このサイクルが乱れると、成長期が短縮されて細い毛が増え、薄毛へとつながります。
1.2 異常な抜け毛のサイン
以下のような変化が数週間以上続く場合、注意が必要です。
- 抜け毛が1日100本を大きく超え、持続している
- 細く短い毛ばかり抜ける
- 毛根が小さい、または白い膨らみがない
- 髪全体が細くなりボリュームが減る
- 頭皮に赤み・かゆみ・フケ・炎症がある
これらはヘアサイクル異常や脱毛症のサインであり、皮膚科や専門クリニックでの相談が推奨されます。
2. 「抜け毛」と「薄毛」の違いとは?
2.1 抜け毛は自然現象、薄毛は進行性の疾患
- 抜け毛:寿命を迎えた髪が自然に抜ける現象(正常)。
- 薄毛:髪の本数や太さが減少し、ボリュームが失われる進行性の状態。
抜け毛が多くても必ず薄毛とは限りませんが、細い・短い毛が目立つ場合は薄毛の進行サインの可能性があります。
2.2 主な脱毛症と原因
- 男性型脱毛症(AGA):DHT(ジヒドロテストステロン)が原因。
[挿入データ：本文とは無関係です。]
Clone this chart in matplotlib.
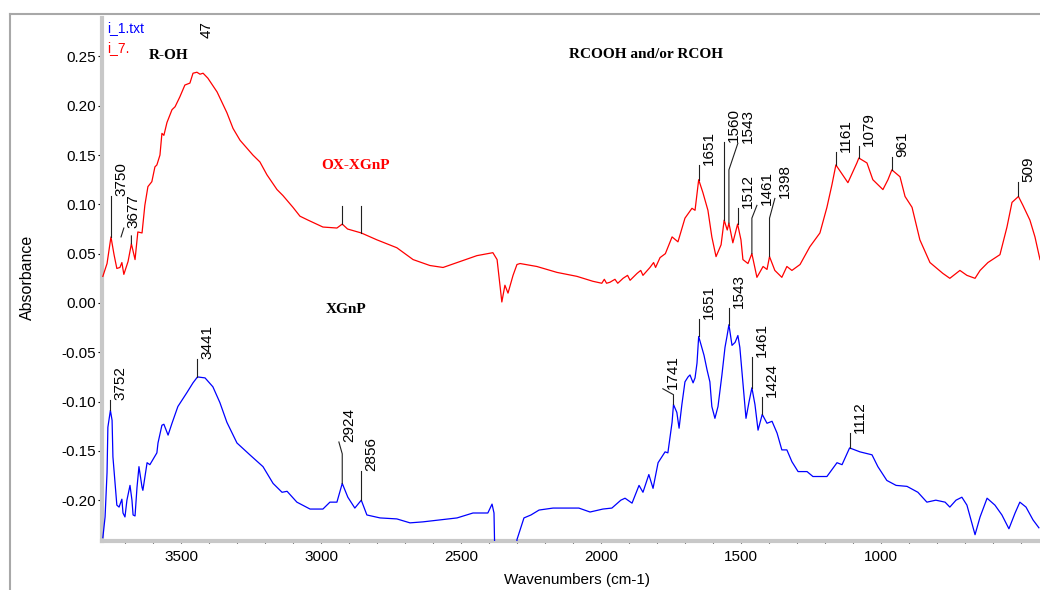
import numpy as np
import matplotlib
matplotlib.use('Agg')
import matplotlib.pyplot as plt
from matplotlib.lines import Line2D
import matplotlib.transforms as mtrans
from matplotlib.ticker import MultipleLocator, FixedLocator, FuncFormatter

plt.rcParams['font.family'] = ['Liberation Sans', 'DejaVu Sans']

# ---------------- data ----------------
red_wn = [3779, 3764, 3750, 3739, 3729, 3718, 3711, 3704, 3689, 3677, 3664, 3654, 3639, 3629,
          3618, 3604, 3593, 3586, 3575, 3568, 3561, 3550, 3532, 3521, 3504, 3486, 3468, 3457,
          3443, 3432, 3421, 3404, 3371, 3336, 3314, 3289, 3243, 3218, 3193, 3157, 3136, 3100,
          3075, 3046, 2993, 2943, 2924, 2905, 2856, 2800, 2729, 2671, 2611, 2564, 2514, 2443,
          2386, 2371, 2354, 2343, 2332, 2314, 2300, 2289, 2229, 2157, 2086, 2029, 1997, 1988,
          1980, 1968, 1950, 1940, 1921, 1905, 1896, 1871, 1858, 1850, 1825, 1812, 1805, 1789,
          1770, 1746, 1725, 1700, 1675, 1664, 1651, 1636, 1618, 1604, 1589, 1571, 1560, 1549,
          1543, 1529, 1512, 1500, 1493, 1475, 1461, 1443, 1421, 1407, 1398, 1379, 1354, 1336,
          1318, 1289, 1254, 1218, 1193, 1175, 1161, 1118, 1086, 1079, 1050, 1029, 993, 975,
          961, 932, 914, 889, 861, 825, 779, 754, 718, 693, 664, 646, 618, 575, 550, 532, 509,
          493, 468, 450, 432]
red_abs = [0.027, 0.040, 0.067, 0.049, 0.035, 0.036, 0.041, 0.029, 0.042, 0.060, 0.044, 0.072,
           0.071, 0.099, 0.118, 0.123, 0.138, 0.140, 0.150, 0.172, 0.170, 0.183, 0.196, 0.199,
           0.209, 0.221, 0.223, 0.233, 0.234, 0.232, 0.233, 0.228, 0.214, 0.193, 0.177, 0.165,
           0.150, 0.143, 0.130, 0.115, 0.109, 0.097, 0.088, 0.084, 0.077, 0.076, 0.080, 0.075,
           0.071, 0.064, 0.056, 0.044, 0.038, 0.036, 0.041, 0.048, 0.051, 0.044, 0.001, 0.018,
           0.010, 0.028, 0.039, 0.040, 0.037, 0.031, 0.027, 0.022, 0.020, 0.024, 0.020, 0.021,
           0.024, 0.020, 0.025, 0.028, 0.023, 0.030, 0.033, 0.028, 0.036, 0.041, 0.036, 0.046,
           0.050, 0.067, 0.062, 0.086, 0.096, 0.094, 0.125, 0.112, 0.094, 0.067, 0.047, 0.059,
           0.084, 0.074, 0.081, 0.061, 0.080, 0.064, 0.044, 0.040, 0.050, 0.026, 0.037, 0.034,
           0.047, 0.033, 0.026, 0.037, 0.033, 0.039, 0.057, 0.071, 0.097, 0.120, 0.140, 0.122,
           0.142, 0.147, 0.142, 0.125, 0.115, 0.125, 0.135, 0.128, 0.108, 0.097, 0.064, 0.041,
           0.030, 0.025, 0.033, 0.028, 0.025, 0.033, 0.041, 0.049, 0.077, 0.102, 0.108, 0.099,
           0.084, 0.067, 0.044]

blue_wn = [3779, 3771, 3764, 3761, 3752, 3746, 3743, 3729, 3721, 3711, 3707, 3700, 3693, 3682,
           3675, 3671, 3664, 3657, 3650, 3639, 3636, 3621, 3611, 3586, 3582, 3568, 3561, 3546,
           3532, 3511, 3479, 3457, 3441, 3414, 3386, 3361, 3336, 3300, 3254, 3207, 3171, 3139,
           3121, 3086, 3039, 2993, 2968, 2943, 2924, 2904, 2879, 2856, 2836, 2789, 2729, 2682,
           2636, 2575, 2514, 2457, 2404, 2389, 2382, 2376, 2306, 2300, 2275, 2250, 2221, 2171,
           2079, 2039, 1993, 1961, 1929, 1914, 1889, 1864, 1850, 1829, 1814, 1796, 1771, 1761,
           1746, 1741, 1729, 1721, 1711, 1700, 1689, 1682, 1671, 1664, 1657, 1651, 1639, 1632,
           1621, 1611, 1604, 1593, 1582, 1568, 1557, 1550, 1543, 1532, 1521, 1511, 1504, 1493,
           1482, 1471, 1461, 1450, 1439, 1424, 1407, 1389, 1371, 1354, 1336, 1318, 1296, 1264,
           1243, 1193, 1157, 1139, 1112, 1075, 1032, 1011, 979, 946, 907, 868, 836, 804, 771,
           754, 732, 711, 693, 664, 646, 621, 593, 568, 543, 521, 504, 482, 457, 436]
blue_abs = [-0.238, -0.217, -0.172, -0.126, -0.109, -0.119, -0.156, -0.205, -0.207, -0.199,
            -0.213, -0.217, -0.200, -0.185, -0.200, -0.215, -0.216, -0.187, -0.166, -0.187,
            -0.190, -0.162, -0.164, -0.152, -0.142, -0.124, -0.123, -0.134, -0.122, -0.105,
            -0.091, -0.081, -0.075, -0.076, -0.085, -0.101, -0.121, -0.142, -0.154, -0.166,
            -0.183, -0.192, -0.191, -0.202, -0.209, -0.209, -0.202, -0.202, -0.183, -0.197,
            -0.208, -0.200, -0.215, -0.218, -0.219, -0.223, -0.222, -0.220, -0.218, -0.213,
            -0.213, -0.204, -0.213, -0.300, -0.300, -0.240, -0.218, -0.215, -0.210, -0.208,
            -0.208, -0.212, -0.209, -0.208, -0.200, -0.198, -0.203, -0.185, -0.192, -0.174,
            -0.188, -0.162, -0.151, -0.152, -0.121, -0.103, -0.111, -0.127, -0.103, -0.080,
            -0.075, -0.073, -0.081, -0.076, -0.061, -0.034, -0.046, -0.053, -0.068, -0.080,
            -0.105, -0.117, -0.105, -0.073, -0.045, -0.034, -0.022, -0.043, -0.040, -0.033,
            -0.045, -0.081, -0.117, -0.100, -0.086, -0.103, -0.129, -0.113, -0.122, -0.120,
            -0.132, -0.149, -0.149, -0.161, -0.171, -0.171, -0.176, -0.176, -0.162, -0.164,
            -0.147, -0.151, -0.154, -0.166, -0.180, -0.185, -0.186, -0.192, -0.202, -0.200,
            -0.202, -0.207, -0.200, -0.197, -0.205, -0.235, -0.217, -0.198, -0.205, -0.215,
            -0.229, -0.213, -0.202, -0.207, -0.220, -0.228]

x_tick_values = [3500, 3000, 2500, 2000, 1500, 1000]

red_peak_labels = ['3750', '3677', '1651', '1560', '1543', '1512', '1461', '1398',
                   '1161', '1079', '961', '509']
blue_peak_labels = ['3752', '3441', '2924', '2856', '1741', '1651', '1543', '1461',
                    '1424', '1112']

# leader-line geometry (wavenumber, absorbance) for each label: peak -> top (-> bend)
nan = float('nan')
red_leaders = [
    [(3750, 0.067), (3750, 0.108)],
    [(3677, 0.060), (3677, 0.068), (nan, nan), (3714, 0.067), (3704, 0.076)],
    [(1651, 0.125), (1651, 0.140)],
    [(1560, 0.084), (1560, 0.163)],
    [(1543, 0.081), (1543, 0.135), (1511, 0.162)],
    [(1512, 0.080), (1512, 0.096)],
    [(1461, 0.050), (1461, 0.086), (1443, 0.099)],
    [(1398, 0.047), (1398, 0.086), (1379, 0.106)],
    [(1161, 0.140), (1161, 0.153)],
    [(1079, 0.147), (1079, 0.159)],
    [(961, 0.135), (961, 0.148)],
    [(509, 0.108), (509, 0.123)],
]
red_plain_marks = [[(2924, 0.080), (2924, 0.098)], [(2856, 0.071), (2856, 0.098)]]
blue_leaders = [
    [(3752, -0.109), (3752, -0.098)],
    [(3441, -0.075), (3441, -0.057)],
    [(2924, -0.183), (2924, -0.153), (2936, -0.141)],
    [(2856, -0.200), (2856, -0.170)],
    [(1741, -0.103), (1741, -0.093), (1779, -0.087)],
    [(1651, -0.034), (1651, -0.016)],
    [(1543, -0.022), (1543, -0.005)],
    [(1461, -0.086), (1461, -0.055)],
    [(1424, -0.113), (1424, -0.095)],
    [(1112, -0.147), (1112, -0.132)],
]

W, H = 1040, 590
fig = plt.figure(figsize=(W / 100, H / 100), dpi=100)
ax = fig.add_axes([102 / W, 49 / H, 938 / W, 523 / H])

ax.plot(red_wn, red_abs, color='#ff0000', lw=0.9, zorder=3)
ax.plot(blue_wn, blue_abs, color='#0000ff', lw=0.9, zorder=3)

ax.set_xlim(3782, 432)
ax.set_ylim(-0.2414, 0.2890)

for s in ['top', 'right']:
    ax.spines[s].set_visible(False)
for s in ['left', 'bottom']:
    ax.spines[s].set_color('#c8c8c8')
    ax.spines[s].set_linewidth(3)

ax.xaxis.set_major_locator(FixedLocator(x_tick_values))
ax.xaxis.set_minor_locator(MultipleLocator(100))
ax.yaxis.set_major_locator(MultipleLocator(0.05))
ax.yaxis.set_minor_locator(MultipleLocator(0.01))
ax.yaxis.set_major_formatter(FuncFormatter(lambda v, p: f'{0.0 if abs(v) < 1e-9 else v:.2f}'))
ax.xaxis.set_major_formatter(FuncFormatter(lambda v, p: f'{v:.0f}'))

ax.tick_params(axis='y', which='major', direction='out', length=3, width=0.8,
               pad=1, labelsize=11, color='black')
ax.tick_params(axis='y', which='minor', direction='inout', length=2, width=0.8, color='black')
ax.tick_params(axis='x', which='both', direction='inout', length=3, width=0.8, color='black')
ax.tick_params(axis='x', which='major', pad=5, labelsize=11)

off = mtrans.offset_copy(ax.transData, fig=fig, x=3, y=0, units='dots')


def draw_leaders(leaders, labels):
    for path, lab in zip(leaders, labels):
        xs = [p[0] for p in path]
        ys = [p[1] for p in path]
        ax.plot(xs, ys, color='#202020', lw=0.8, zorder=4)
        if lab:
            ax.text(xs[-1], ys[-1], lab, rotation=90, ha='left', va='bottom',
                    fontsize=11, color='black', transform=off, zorder=5)


draw_leaders(red_leaders, red_peak_labels)
draw_leaders(red_plain_marks, ['', ''])
draw_leaders(blue_leaders, blue_peak_labels)

# clipped label at top
ax.text(3432, 0.269, '47', rotation=90, ha='left', va='bottom', fontsize=11, color='black')

# group labels (serif)
serif = ['Liberation Serif', 'DejaVu Serif']
ax.text(3543, 0.2505, 'R-OH', family=serif, weight='bold', fontsize=11, ha='center', va='center')
ax.text(1839, 0.2515, 'RCOOH and/or RCOH', family=serif, weight='bold', fontsize=11,
        ha='center', va='center')
ax.text(2875, 0.139, 'OX-XGnP', family=serif, weight='bold', fontsize=11, color='#ff0000',
        ha='center', va='center')
ax.text(2911, -0.007, 'XGnP', family=serif, weight='bold', fontsize=11, ha='center', va='center')

# file-name legend
fig.text(107 / W, 1 - 21 / H, 'i_1.txt', color='#0000ff', fontsize=10, ha='left', va='top')
fig.text(107 / W, 1 - 41 / H, 'i_7.', color='#ff0000', fontsize=10, ha='left', va='top')

# axis titles
fig.text(27 / W, 1 - 277 / H, 'Absorbance', rotation=90, ha='center', va='center', fontsize=11.5)
fig.text(577 / W, 1 - 580 / H, 'Wavenumbers (cm-1)', ha='center', va='center', fontsize=11)

# outer grey frame
fig.add_artist(Line2D([10 / W, 10 / W], [0, 1 - 14 / H], transform=fig.transFigure,
                      color='#a8a8a8', lw=1.5))
fig.add_artist(Line2D([10 / W, 1], [1 - 14 / H, 1 - 14 / H], transform=fig.transFigure,
                      color='#a8a8a8', lw=1.5))

fig.savefig('out.png', dpi=100)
進行性であり治療が必要。
- 女性型脱毛症(FAGA):更年期以降に多く、頭頂部からびまん性に薄くなる。
- 休止期脱毛症:出産・高熱・手術・薬剤・強いストレス後に一時的に脱毛。
- 円形脱毛症:自己免疫異常で毛根を攻撃。
- 牽引性脱毛症:ポニーテールなどで毛根が傷む。
- 脂漏性脱毛症:皮脂の過剰分泌による炎症。
自己判断では区別が難しく、専門医の診断が必須です。
3. 早期治療がカギの理由
3.1 なぜ早期治療が有効か
- 毛包は初期段階ならまだ生きており、治療で回復可能
- フィナステリド・デュタステリド・ミノキシジルなどは「毛包が生きているうち」に効果を発揮
- 精神的な不安を軽減できる
3.2 放置するとどうなるか
- 毛包が萎縮・死滅 → 二度と髪が生えない
- 治療の選択肢が減少 → 内服薬が効かず植毛しか残らない場合も
- 治療費・期間が増大
- 精神的ストレスや抑うつ
4. 今すぐできる対策と治療法
4.1 自宅でのケア
- アミノ酸系シャンプーで優しく洗髪
- 栄養バランス(タンパク質・亜鉛・ビタミンB群)
- 規則正しい睡眠
- 禁煙・節酒
- ストレスマネジメント
4.2 医学的治療(日本皮膚科学会ガイドライン 2017年版)
- 内服薬:フィナステリド、デュタステリド(男性に推奨度A)
- 外用薬:ミノキシジル(男女に推奨度A)
- 注入療法・PRP:補助的、まだエビデンスは限定的
- 自毛植毛:進行例で有効
- 低出力レーザー:補助療法、効果は限定的
4.3 鍼灸治療
血流改善や自律神経調整が期待され、一部研究で効果報告あり。
薬剤治療の代替・補助的選択肢になることもありますが、大規模なエビデンスは不足しています。
5. まとめ
- 抜け毛は誰にでもある自然現象だが、細い毛や異常な頭皮変化が続く場合は薄毛の兆候
- 薄毛は進行性であり、早期発見・早期治療が鍵
- 日本皮膚科学会ガイドラインではフィナステリド・デュタステリド・ミノキシジルが推奨
- 自宅ケアも大切だが、専門医への相談が最短ルート
- 鍼灸など補助療法の併用で、生活習慣改善や精神面のサポートにもつながる
※本記事は一般的な情報提供を目的としたものであり、医師による診断・治療の代替ではありません。気になる症状が続く場合は医療機関にご相談ください。